The ones I thought that would be relatively easy:
  • The Royal Mail has a stamp to honor Dr. Who’s 50th anniversary - (Under the basket holding our mail).
  • This place is hotter than Tatooine! Are those the ashes of Uncle Owen and Aunt Beru? - (In the oven).
  • The Empire Strikes Back starts on the planet Hoth - (In the freezer).
  • Did you know Spock was a vegetarian? I wonder what his favorite recipe was? - (In a vegetarian cookbook).
  • It's so wet here on Dagobah! I must find something to keep a least a part of me dry - (In a rain boot).
Some of my favorites:
  • How can you tell if you have a light saber or a heavy saber? - (Under a bathroom scale).
  • This well known planet is definitely not in Star Wars - (Under a globe).
  • It' snot under a Tardis that fell over - (No typo. Under a blue tissue box in a bathroom).
  • La Amenza Fantasma is the Spanish title for Stars Wars Episode #1 - (In the box holding a deck of UNO cards).
  • One game Trekkies like to play is “What are the worst episodes of the original Star Trek?” You’ll find “Spock’s Brain” in here - (In the box for the game "Cranium").
  • "It's a trap!" said Admiral Ackbar as he bumped his head on the low ceiling - (In a game of Mousetrap in the loft above Liam's room).
(And to not bore you, I won't list the 30+ other clues, but if you're really interested I'd be happy to email them to you.)

I tried to be helpful in hinting to the location of the next clue in the previous clue. For example, if the clue had "water" or "clean" in it, the next clue would be in a bathroom. If the clue mentioned "game", the next clue would be in the family room where we keep all of our games.

For the five teams, I tried to give them a good spread of clues with various levels of difficulty, and distributed relatively evenly around the house.

For their last clue, I decided to give everyone the same task to complete: to go to Liam's room and out of Lego build either a Tardis, a land speeder, or the Starship Enterprise. I thought this would be good way to end the scavenger hunt, with all the kids together in one room keeping busy and hopefully relatively quiet.

I wanted the kids to have fun, and for this to not be too competitive, so it was set up as a challenge, not a contest.

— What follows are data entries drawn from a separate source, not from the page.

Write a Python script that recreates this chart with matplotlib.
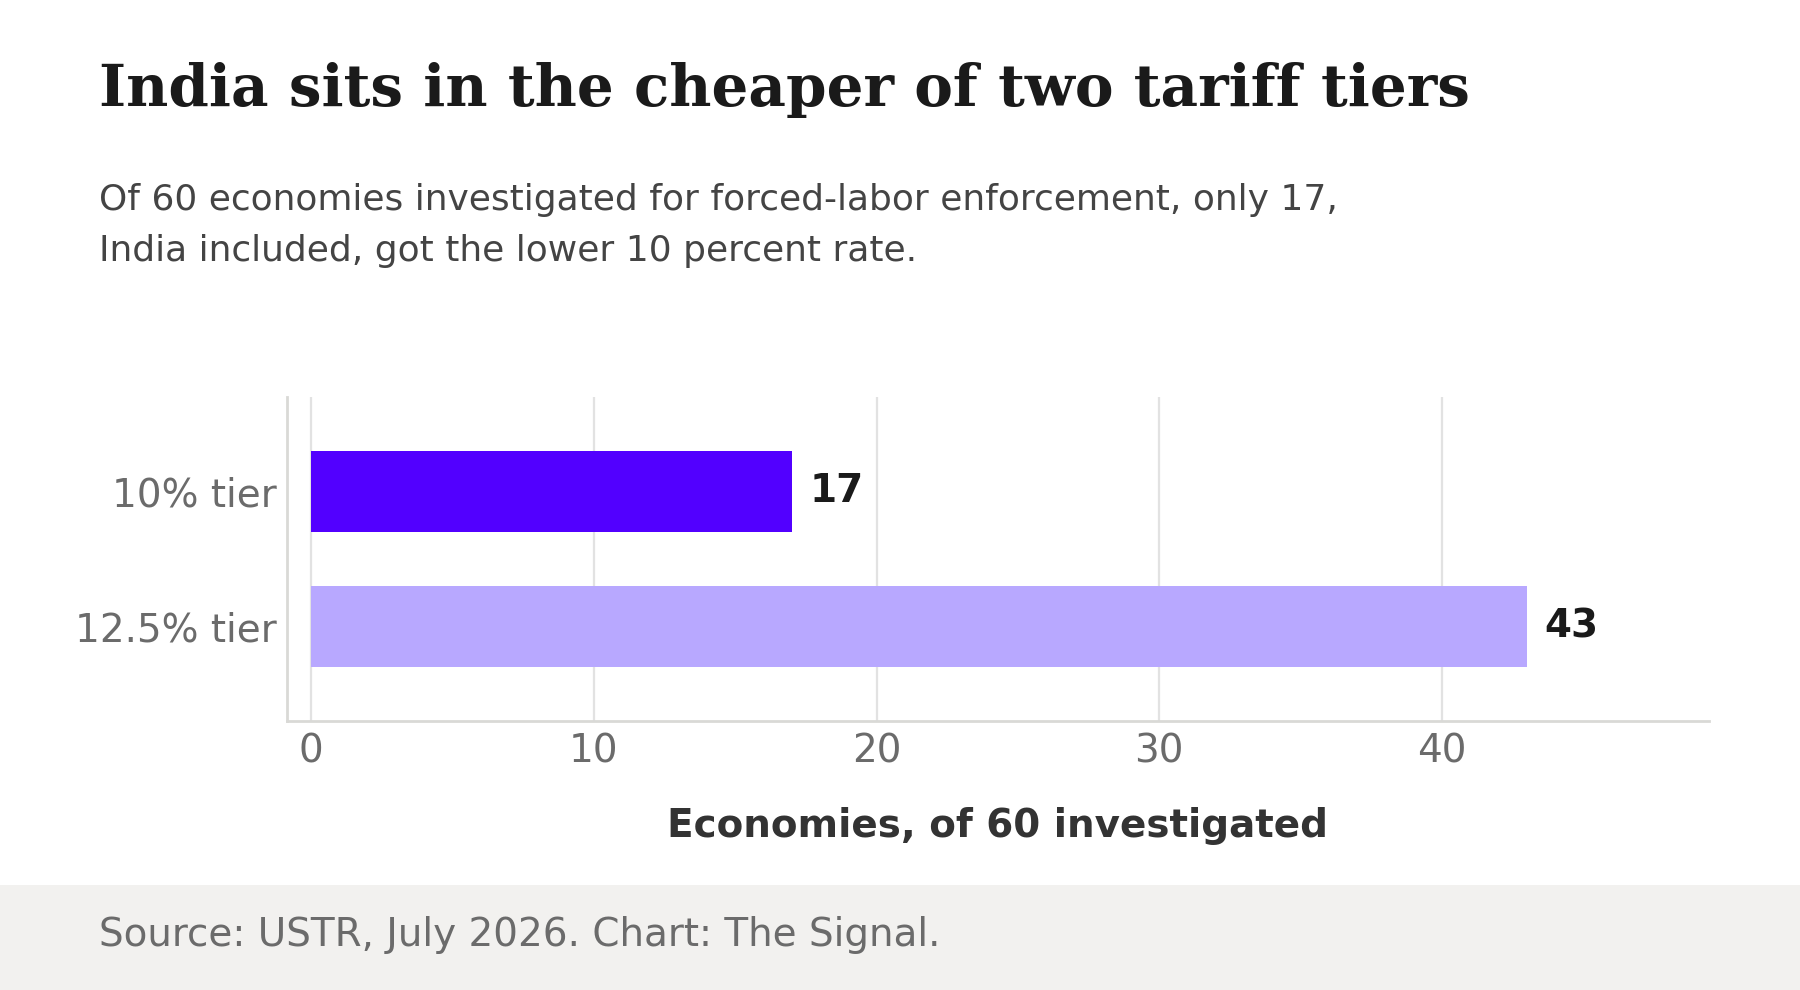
import matplotlib.pyplot as plt
from matplotlib.patches import Rectangle

# data
tiers = ["10% tier", "12.5% tier"]
counts = [17, 43]
bar_colors = ["#5200ff", "#b8a8ff"]
xticks = [0, 10, 20, 30, 40]

title = "India sits in the cheaper of two tariff tiers"
subtitle = ("Of 60 economies investigated for forced-labor enforcement, only 17,\n"
            "India included, got the lower 10 percent rate.")
source = "Source: USTR, July 2026. Chart: The Signal."
xlabel = "Economies, of 60 investigated"

fig = plt.figure(figsize=(9, 4.95), dpi=200)
fig.patch.set_facecolor("white")

# footer band
fig.patches.append(Rectangle((0, 0), 1, 0.106, transform=fig.transFigure,
                             facecolor="#f2f1ef", edgecolor="none", zorder=0))

ax = fig.add_axes([0.1594, 0.2717, 0.79, 0.3273])

pos = list(range(len(tiers)))
ax.barh(pos, counts, height=0.6, color=bar_colors, zorder=3)
for p, c in zip(pos, counts):
    ax.annotate(str(c), (c, p), xytext=(6.5, 0), textcoords="offset points",
                va="center", ha="left", fontsize=14, fontweight="bold",
                color="#1a1a1a")

ax.set_xlim(-0.02 * max(counts), 1.15 * max(counts))
ax.set_ylim(1.7, -0.7)
ax.set_yticks(pos)
ax.set_yticklabels(tiers)
ax.set_xticks(xticks)
ax.tick_params(axis="both", length=0, labelsize=14, labelcolor="#6b6b6b")
ax.tick_params(axis="x", pad=4.3)
ax.grid(axis="x", color="#e2e2e2", linewidth=0.8, zorder=0)
ax.set_axisbelow(True)
for s in ["top", "right"]:
    ax.spines[s].set_visible(False)
for s in ["left", "bottom"]:
    ax.spines[s].set_color("#d9d9d6")
    ax.spines[s].set_linewidth(1.0)

ax.set_xlabel(xlabel, fontsize=14, fontweight="bold", color="#333333", labelpad=13)

fig.text(0.0548, 0.909, title, fontsize=20.9, fontweight="bold",
         family="DejaVu Serif", color="#1a1a1a", va="center", ha="left")
fig.text(0.0548, 0.7725, subtitle, fontsize=12.95, color="#444444",
         va="center", ha="left", linespacing=1.62)
fig.text(0.0548, 0.056, source, fontsize=14, color="#6b6b6b",
         va="center", ha="left")

fig.savefig("out.png", dpi=200)
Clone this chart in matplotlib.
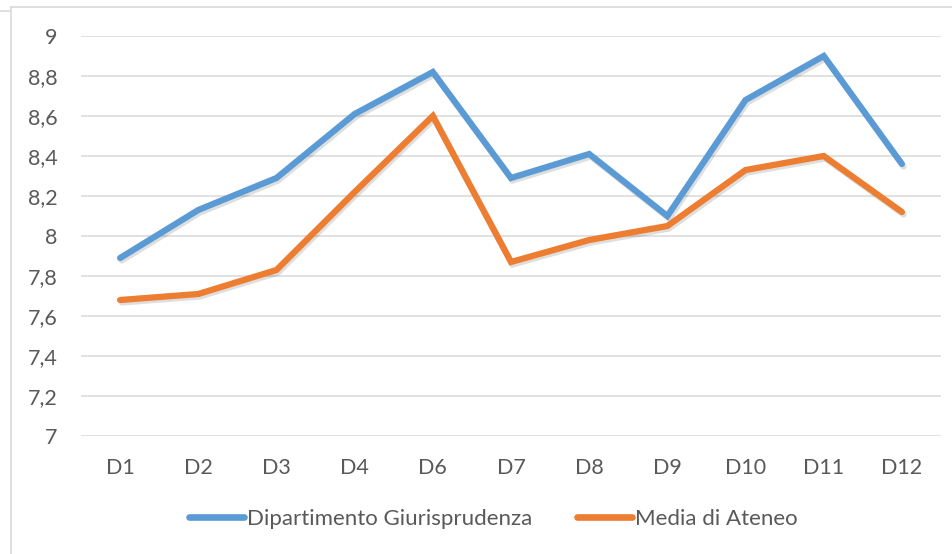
import matplotlib
matplotlib.use("Agg")
import matplotlib.pyplot as plt
import matplotlib.patheffects as pe
from matplotlib.ticker import FixedLocator, FuncFormatter
from matplotlib.lines import Line2D

categories = ["D1", "D2", "D3", "D4", "D6", "D7", "D8", "D9", "D10", "D11", "D12"]
dip_giur = [7.89, 8.13, 8.29, 8.61, 8.82, 8.29, 8.41, 8.10, 8.68, 8.90, 8.36]
media_ateneo = [7.68, 7.71, 7.83, 8.22, 8.60, 7.87, 7.98, 8.05, 8.33, 8.40, 8.12]
series_names = ["Dipartimento Giurisprudenza", "Media di Ateneo"]
y_ticks = [7.0, 7.2, 7.4, 7.6, 7.8, 8.0, 8.2, 8.4, 8.6, 8.8, 9.0]

plt.rcParams['font.family'] = ['Lato', 'DejaVu Sans']
W, H = 952, 554
fig = plt.figure(figsize=(W / 100, H / 100), dpi=100)
fig.patch.set_facecolor("white")

ax = fig.add_axes([81 / W, 1 - 436 / H, (941 - 81) / W, (436 - 36) / H])
x = list(range(len(categories)))
blue = "#5B9BD5"
orange = "#ED7D31"
shadow = [pe.SimpleLineShadow(offset=(1.2, -1.8), shadow_color="black", alpha=0.13, rho=1.0),
          pe.Normal()]
ax.plot(x, dip_giur, color=blue, lw=4.5, solid_capstyle="round", solid_joinstyle="miter",
        path_effects=shadow, zorder=3)
ax.plot(x, media_ateneo, color=orange, lw=4.5, solid_capstyle="round", solid_joinstyle="miter",
        path_effects=shadow, zorder=3)

ax.set_xlim(-0.5, len(categories) - 0.5)
ax.set_ylim(7, 9)
ax.yaxis.set_major_locator(FixedLocator(y_ticks))
ax.yaxis.set_major_formatter(FuncFormatter(lambda v, p: (f"{v:.1f}".rstrip("0").rstrip(".")).replace(".", ",")))
ax.set_xticks(x)
ax.set_xticklabels(categories)
ax.grid(axis="y", color="#D9D9D9", lw=1.1, zorder=0)
for s in ax.spines.values():
    s.set_visible(False)
ax.tick_params(axis="both", length=0, colors="#595959", labelsize=15.5)
ax.tick_params(axis="y", pad=17)
ax.tick_params(axis="x", pad=16)

handles = [Line2D([0], [0], color=blue, lw=4.8, solid_capstyle="round"),
           Line2D([0], [0], color=orange, lw=4.8, solid_capstyle="round")]
leg = fig.legend(handles, series_names, loc="center", bbox_to_anchor=(493 / W, 1 - 519 / H),
                 ncol=2, frameon=False, fontsize=16, handlelength=2.5, handletextpad=0.12,
                 columnspacing=2.0)
for t in leg.get_texts():
    t.set_color("#595959")

# chart area border
fig.add_artist(Line2D([11 / W, 11 / W], [0, 1 - 7 / H], color="#D9D9D9", lw=1.2))
fig.add_artist(Line2D([11 / W, 1], [1 - 7 / H, 1 - 7 / H], color="#D9D9D9", lw=1.2))
fig.add_artist(Line2D([0, 10 / W], [1 - 11 / H, 1 - 11 / H], color="#D9D9D9", lw=1.2))

fig.savefig("out.png", dpi=100, facecolor="white")
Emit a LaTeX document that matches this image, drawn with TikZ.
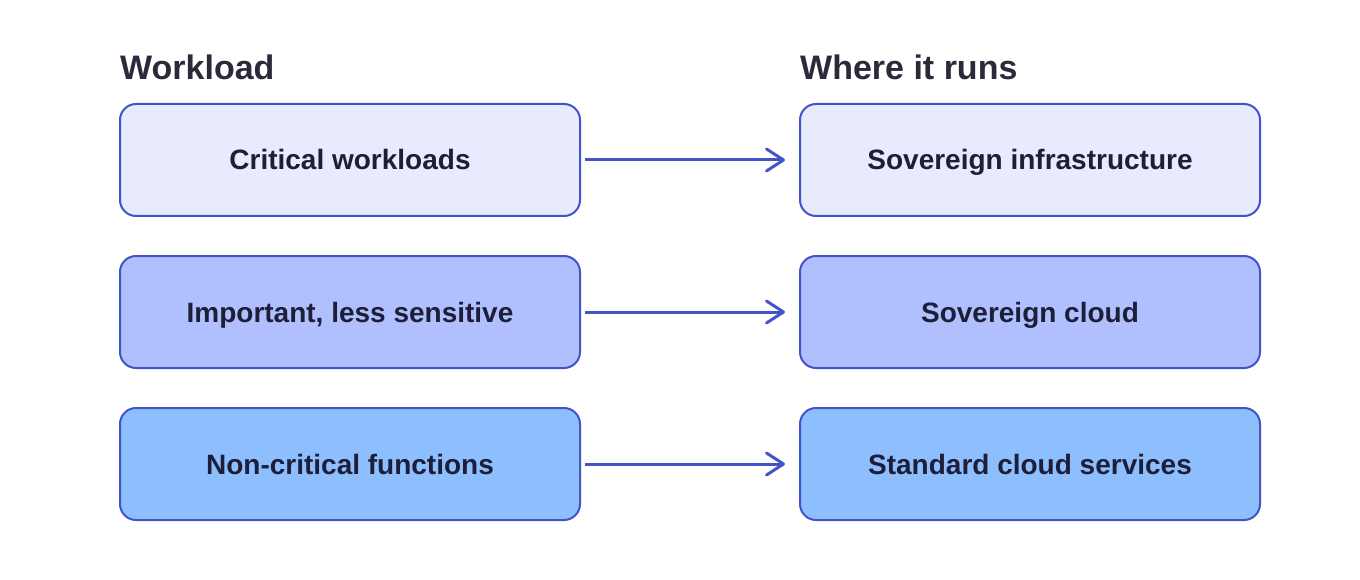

These are the rules I read out before the hunt began:

  • There will be 5 teams of 2 to 3 people.
  • Each team has 10 clues to find around the house.
  • Each clue is in an envelope colored blue, green, orange, yellow or pink.
  • Each team will randomly be assigned one color of envelopes. The teams only look for envelopes of their color.
  • At the start, each team will be given their first envelope.
  • Each envelope contains a clue. The clue will lead you to some place in the house where to find another envelope of the same color with a new clue.
  • Read the clues carefully. Some are easier than others. Every word in the clue may be important, leading to a room or thing in the house where the clue is located.
  • There are some places in the house where there are no clues hidden. These are: the basement, the laundry room, closets, in dressers, any drawers. Do not look in those places.
  • The envelopes are mostly hidden under things or in things. You do not need to dig though anything to find an envelope. When you lift something or open something you will see it. Nothing you need to lift will be heavy, hard to move or gross.
  • If you see an envelope belonging to another, you are not allowed to move it.
  • If a team is stumped, Liam's mom or dad will be able to give out hints.
There was some squabbling about who was which team (which I solved by my assigning the squabblers to teams with the explanation "Because I said so.").  At the start a lot of the kids need help understanding how the clues worked ("The Empire Strikes Back starts on the planet Hoth - I don't get this. What do we do." Me: "Do you remember the start of the Empire Strikes Back?" "Yes." Me: "Where were they?" "On the ice planet Hoth." Me: "Okay, if it's an ice planet, it's very cold. Where is somewhere cold in the house?"). Hints were needed by almost every team, but as the hunt went on, they needed fewer hints.

And it all turned out well and not only did the kids had fun, I really had a good time coming up with the hunt and its clues as creative diversion.

I'll leave this with what was probably my hardest non-theme clue:
He took away the tea and was left with a table. The police could charge him with theft as he left a lot of fingerprints on it.